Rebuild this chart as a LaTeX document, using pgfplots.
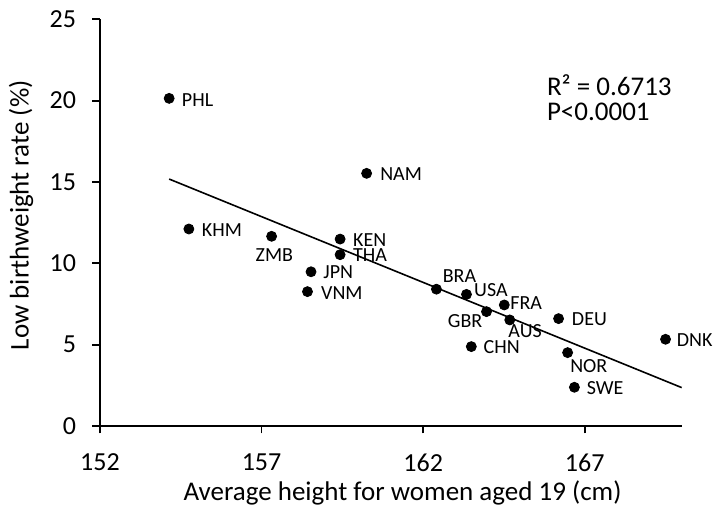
\documentclass[border=0pt]{standalone}
\usepackage{pgfplots}
\pgfplotsset{compat=1.18}
\usepackage{pgfplotstable}
\usepackage{fontspec}
\setmainfont{Carlito}

% country, height (cm), low birthweight rate (%), label offset (pt)
\pgfplotstableread{
x      y     label dx    dy
154.14 20.14 PHL   6.2   -0.7
160.25 15.53 NAM   6.65  -0.6
154.75 12.11 KHM   6.35  -0.35
157.31 11.66 ZMB   -8.15 -9.3
159.43 11.49 KEN   6.3   -0.5
159.43 10.53 THA   6.3   0
158.53 9.48  JPN   6.0   -0.4
158.42 8.26  VNM   6.65  -0.65
162.41 8.41  BRA   3.0   6.75
163.34 8.09  USA   3.65  2.15
164.51 7.44  FRA   2.85  1.0
163.96 7.03  GBR   -19.5 -4.75
164.68 6.52  AUS   -0.85 -5.6
166.19 6.60  DEU   6.5   -0.25
163.49 4.88  CHN   6.0   -0.25
166.47 4.51  NOR   1.15  -6.8
166.68 2.38  SWE   6.0   -0.25
169.50 5.33  DNK   5.5   -0.35
}\countries

\begin{document}
\begin{tikzpicture}
\useasboundingbox (-50pt,-44pt) rectangle (311.5pt,213pt);
\begin{axis}[
    scale only axis,
    width=290.85pt, height=203.35pt,
    xmin=152, xmax=170, ymin=0, ymax=25,
    axis x line*=bottom, axis y line*=left,
    axis line style={line width=0.9pt},
    xtick={152,157,162,167}, ytick={0,5,...,25},
    tick align=outside, major tick length=3.75pt,
    tick style={black, line width=0.9pt},
    /pgf/number format/assume math mode=true,
    ticklabel style={font=\fontsize{13}{15}\selectfont},
    xticklabel style={anchor=north, inner sep=0pt, yshift=-10pt},
    yticklabel style={anchor=east, inner sep=0pt, xshift=-8pt},
    xlabel={Average height for women aged 19 (cm)},
    ylabel={Low birthweight rate (\%)},
    label style={font=\fontsize{13.5}{15}\selectfont},
    xlabel style={at={(axis description cs:0.52,-0.182)}, anchor=base},
    ylabel style={at={(axis description cs:-0.1358,0.518)}, anchor=center},
    clip=false,
]
\addplot[black, line width=0.8pt] coordinates {(154.14,15.18) (170.0,2.36)};
\addplot[only marks, mark=*, mark size=2.5pt, black,
    point meta=explicit symbolic, nodes near coords,
    visualization depends on={\thisrow{dx} \as \dx},
    visualization depends on={\thisrow{dy} \as \dy},
    every node near coord/.append style={anchor=west, inner sep=0pt,
        xshift=\dx pt, yshift=\dy pt, text=black,
        font=\fontsize{10}{12}\selectfont}]
    table[x=x, y=y, meta=label] {\countries};
\node[anchor=base west, align=left, inner sep=0pt,
    font=\fontsize{13.5}{12.7}\selectfont] at (axis cs:165.82,18.76)
    {R² = 0.6713\\P<0.0001};
\end{axis}
\end{tikzpicture}
\end{document}
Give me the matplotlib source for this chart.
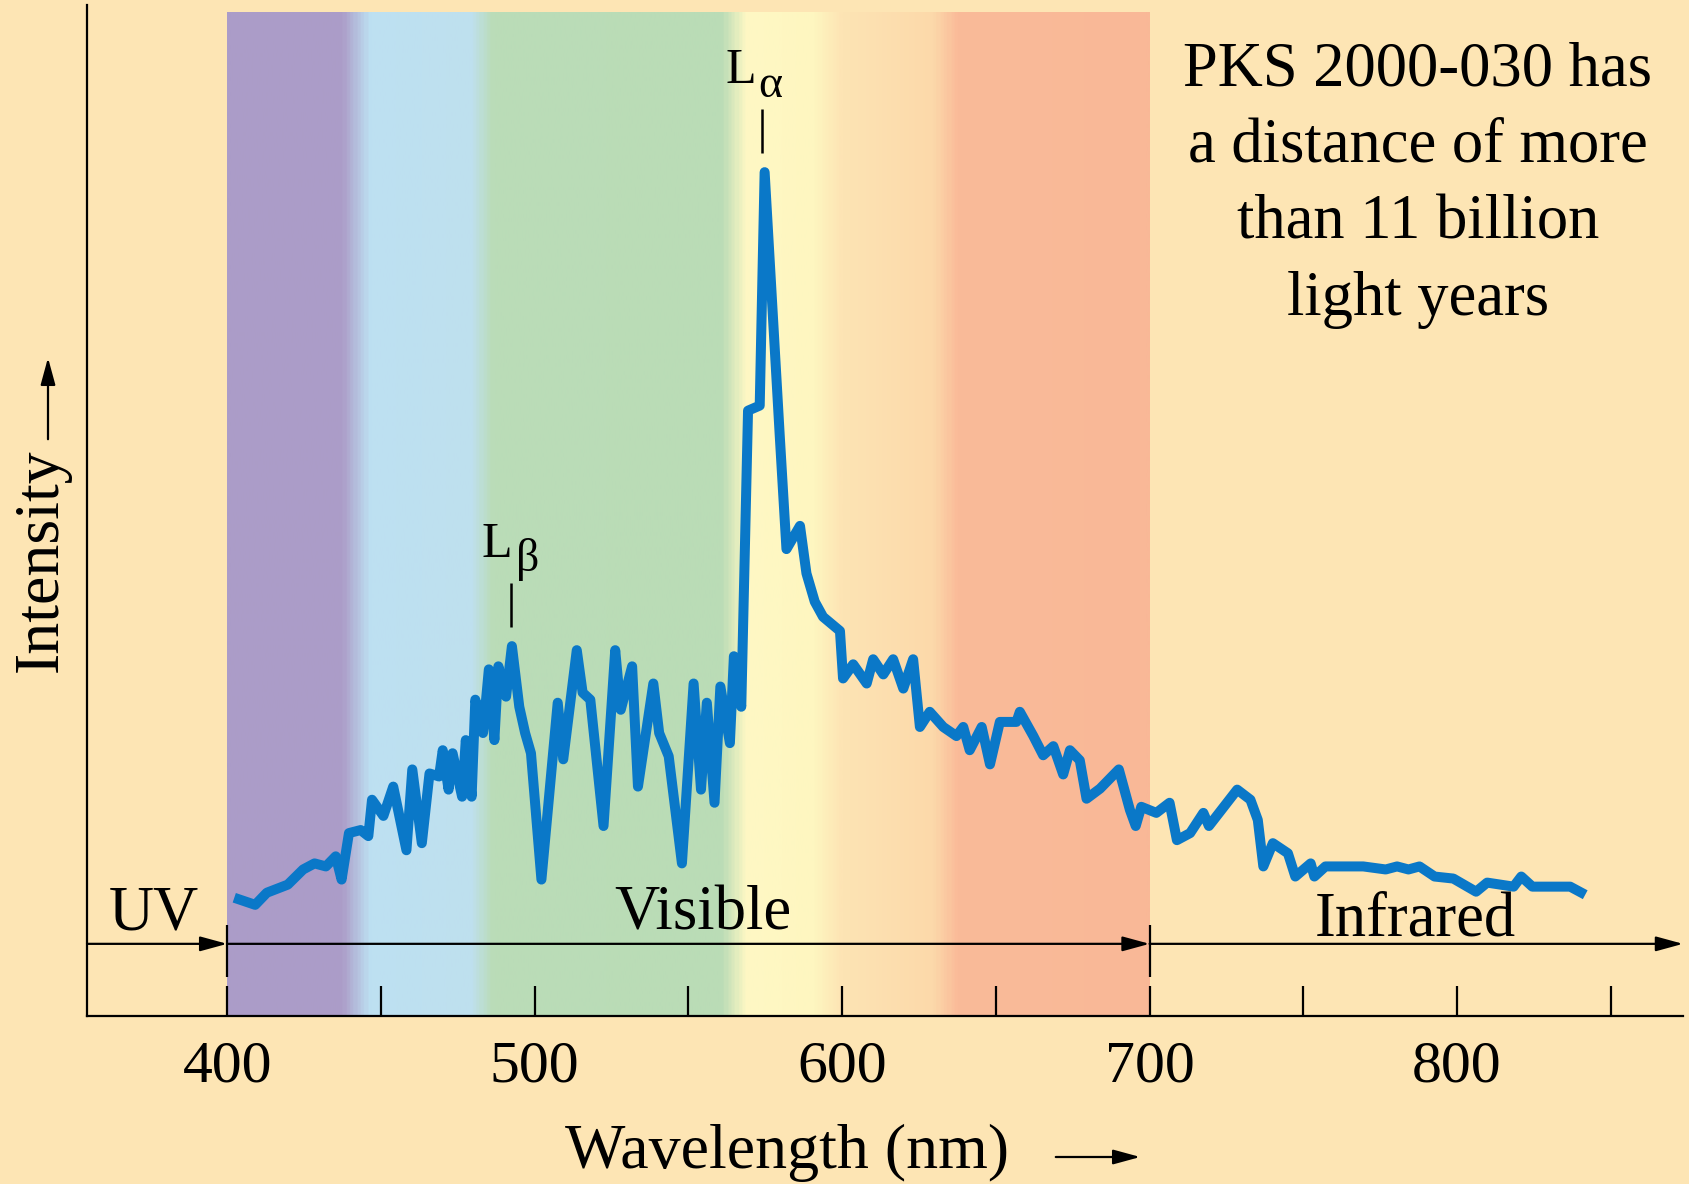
import numpy as np
import matplotlib.pyplot as plt
from matplotlib.colors import LinearSegmentedColormap
from matplotlib.patches import FancyArrowPatch

# spectrum of PKS 2000-030 (intensity in arbitrary units, 0-100)
wavelength_nm = [402.3, 409.1, 412.9, 419.7, 424.7, 428.4, 432.1, 435.3, 437.2, 439.6,
                 443.4, 445.9, 447.1, 450.8, 454.0, 458.3, 460.2, 463.3, 465.8, 468.9,
                 470.1, 472.0, 473.3, 476.4, 477.6, 479.5, 480.7, 483.2, 485.1, 486.9,
                 488.2, 490.7, 492.6, 495.0, 496.9, 498.8, 502.2, 507.5, 509.3, 513.7,
                 515.6, 518.1, 522.4, 526.2, 528.0, 531.7, 533.6, 538.6, 540.5, 543.6,
                 547.9, 551.7, 554.1, 556.0, 558.5, 560.4, 563.5, 564.8, 567.2, 569.4,
                 573.2, 574.8, 579.7, 581.9, 586.3, 588.4, 591.1, 593.8, 599.3, 600.3,
                 603.6, 608.0, 610.1, 613.4, 616.6, 619.9, 623.1, 625.3, 628.5, 632.9,
                 637.2, 639.4, 641.5, 645.4, 648.1, 651.3, 656.7, 657.8, 662.2, 665.4,
                 668.7, 671.9, 674.1, 677.3, 679.5, 683.9, 690.0, 693.6, 695.5, 697.3,
                 702.2, 706.5, 708.9, 713.2, 717.5, 719.3, 728.5, 732.8, 735.2, 737.0,
                 740.1, 745.0, 747.4, 752.4, 753.6, 757.2, 763.4, 769.5, 776.8, 780.5,
                 784.2, 787.8, 792.7, 798.8, 806.2, 809.8, 818.4, 820.9, 824.5, 830.7,
                 836.8, 841.7]
intensity = [11.7, 11.0, 12.2, 13.0, 14.5, 15.1, 14.8, 15.8, 13.5, 18.1,
             18.4, 17.8, 21.4, 19.8, 22.7, 16.4, 24.4, 17.1, 24.0, 23.7,
             26.3, 22.4, 26.0, 21.7, 27.3, 21.7, 31.3, 28.0, 34.3, 27.3,
             34.6, 31.6, 36.6, 30.6, 28.0, 26.0, 13.5, 31.0, 25.4, 36.2,
             32.0, 31.3, 18.8, 36.2, 30.3, 34.6, 22.7, 32.9, 28.0, 25.7,
             15.1, 32.9, 22.4, 31.0, 21.1, 32.6, 27.0, 35.6, 30.6, 59.9,
             60.4, 83.5, 57.5, 46.2, 48.5, 43.8, 41.0, 39.5, 38.1, 33.4,
             34.8, 32.9, 35.3, 33.8, 35.3, 32.4, 35.3, 28.6, 30.1, 28.6,
             27.7, 28.6, 26.3, 28.6, 24.9, 29.1, 29.1, 30.1, 27.7, 25.8,
             26.7, 23.9, 26.3, 25.3, 21.5, 22.5, 24.4, 20.4, 18.8, 20.7,
             20.1, 21.1, 17.4, 18.1, 20.1, 18.8, 22.4, 21.4, 19.4, 14.8,
             17.1, 16.1, 13.8, 15.1, 13.8, 14.8, 14.8, 14.8, 14.5, 14.8,
             14.5, 14.8, 13.8, 13.6, 12.3, 13.2, 12.8, 13.8, 12.8, 12.8,
             12.8, 12.0]

# colour bands of the visible spectrum
band_nm = [400, 437, 446, 479, 486, 561, 569, 591, 600, 630, 638, 700]
band_colors = ['#ab9cc8', '#ac9dc8', '#bde0f2', '#bfe0ee', '#badcb8', '#badcb6',
               '#fef8c4', '#fef6c0', '#fde4b4', '#fcd9aa', '#fabb99', '#f9b897']

major_ticks = [400, 500, 600, 700, 800]
minor_ticks = [450, 550, 650, 750, 850]
region_edges = [400, 700]
region_names = ['UV', 'Visible', 'Infrared']
region_label_nm = [376.2, 554.6, 786.3]
region_label_y = [8.6, 8.6, 8.0]

line_nm = [573.8, 492.2]
line_peak = [83.5, 36.6]
line_sub = ['α', 'β']

note = ['PKS 2000-030 has', 'a distance of more', 'than 11 billion', 'light years']

BG = '#fde5b4'
BLUE = '#0a78c8'
W, H = 1690, 1184

plt.rcParams['font.family'] = ['Liberation Serif', 'DejaVu Serif']

fig = plt.figure(figsize=(W / 100, H / 100), dpi=100, facecolor=BG)
ax = fig.add_axes([87 / W, 168 / H, 1596 / W, 1010.6 / H])
ax.set_facecolor(BG)

pos = [(n - 400) / 300 for n in band_nm]
cmap = LinearSegmentedColormap.from_list('vis', list(zip(pos, band_colors)))
grad = np.linspace(0, 1, 600).reshape(1, -1)
ax.imshow(grad, cmap=cmap, extent=(400, 700, 0, 99.3), aspect='auto',
          interpolation='bilinear', zorder=0)

xmin, xmax = 354.4, 873.5
ax.set_xlim(xmin, xmax)
ax.set_ylim(0, 100)

ax.plot(wavelength_nm, intensity, color=BLUE, lw=7.2, solid_joinstyle='round',
        solid_capstyle='butt', zorder=3)

for s in ['top', 'right']:
    ax.spines[s].set_visible(False)
for s in ['left', 'bottom']:
    ax.spines[s].set_linewidth(1.6)

ax.set_yticks([])
ax.set_xticks(major_ticks)
ax.set_xticks(minor_ticks, minor=True)
ax.tick_params(which='both', direction='in', length=21.6, width=1.6)
ax.tick_params(axis='x', labelsize=43, pad=18)

# region arrows
arr_y = 7.14
ends = [xmin] + region_edges + [xmax]
for a, b in zip(ends[:-1], ends[1:]):
    ax.annotate('', xy=(b, arr_y), xytext=(a, arr_y),
                arrowprops=dict(arrowstyle='-|>,head_length=0.55,head_width=0.15',
                                mutation_scale=30, lw=1.6, color='black',
                                shrinkA=0, shrinkB=0))
ax.vlines(region_edges, 3.9, 9.0, color='black', lw=1.6)
for name, x, y in zip(region_names, region_label_nm, region_label_y):
    ax.text(x, y, name, ha='center', va='baseline', fontsize=45)

# Lyman lines
l_offset = [-6.9, -4.6]
sub_offset = [2.9, 5.6]
for x, pk, sub, lo, so in zip(line_nm, line_peak, line_sub, l_offset, sub_offset):
    ax.vlines(x, pk + 1.9, pk + 6.2, color='black', lw=1.8)
    ax.text(x + lo, pk + 8.8, 'L', ha='center', va='baseline', fontsize=36)
    ax.text(x + so, pk + 7.4, sub, ha='center', va='baseline', fontsize=33)

# axis labels
arrow_kw = dict(arrowstyle='-|>,head_length=0.55,head_width=0.15', mutation_scale=30,
                lw=1.6, color='black', transform=fig.transFigure)
fig.text(565 / W, 1 - 1168 / H, 'Wavelength (nm)', ha='left', va='baseline', fontsize=46)
fig.patches.append(FancyArrowPatch((1053 / W, 1 - 1157 / H), (1143 / W, 1 - 1157 / H),
                                   **arrow_kw))
fig.text(57 / W, 1 - 560 / H, 'Intensity', rotation=90, rotation_mode='anchor',
         ha='center', va='baseline', fontsize=46)
fig.patches.append(FancyArrowPatch((48 / W, 1 - 442 / H), (48 / W, 1 - 355 / H),
                                   **arrow_kw))

for i, line in enumerate(note):
    fig.text(1418 / W, 1 - (85 + 76.7 * i) / H, line, ha='center', va='baseline',
             fontsize=45)

fig.savefig('out.png', dpi=100, facecolor=BG)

□ □ □ □

__Exercise directions__:
In the listing above, find the line containing "Give me the matplotlib source for this chart." and the line containing "from matplotlib.patches import", then return both of them and every line between, exactly, without pictures.

__Written solution__:
Give me the matplotlib source for this chart.
import numpy as np
import matplotlib.pyplot as plt
from matplotlib.colors import LinearSegmentedColormap
from matplotlib.patches import FancyArrowPatch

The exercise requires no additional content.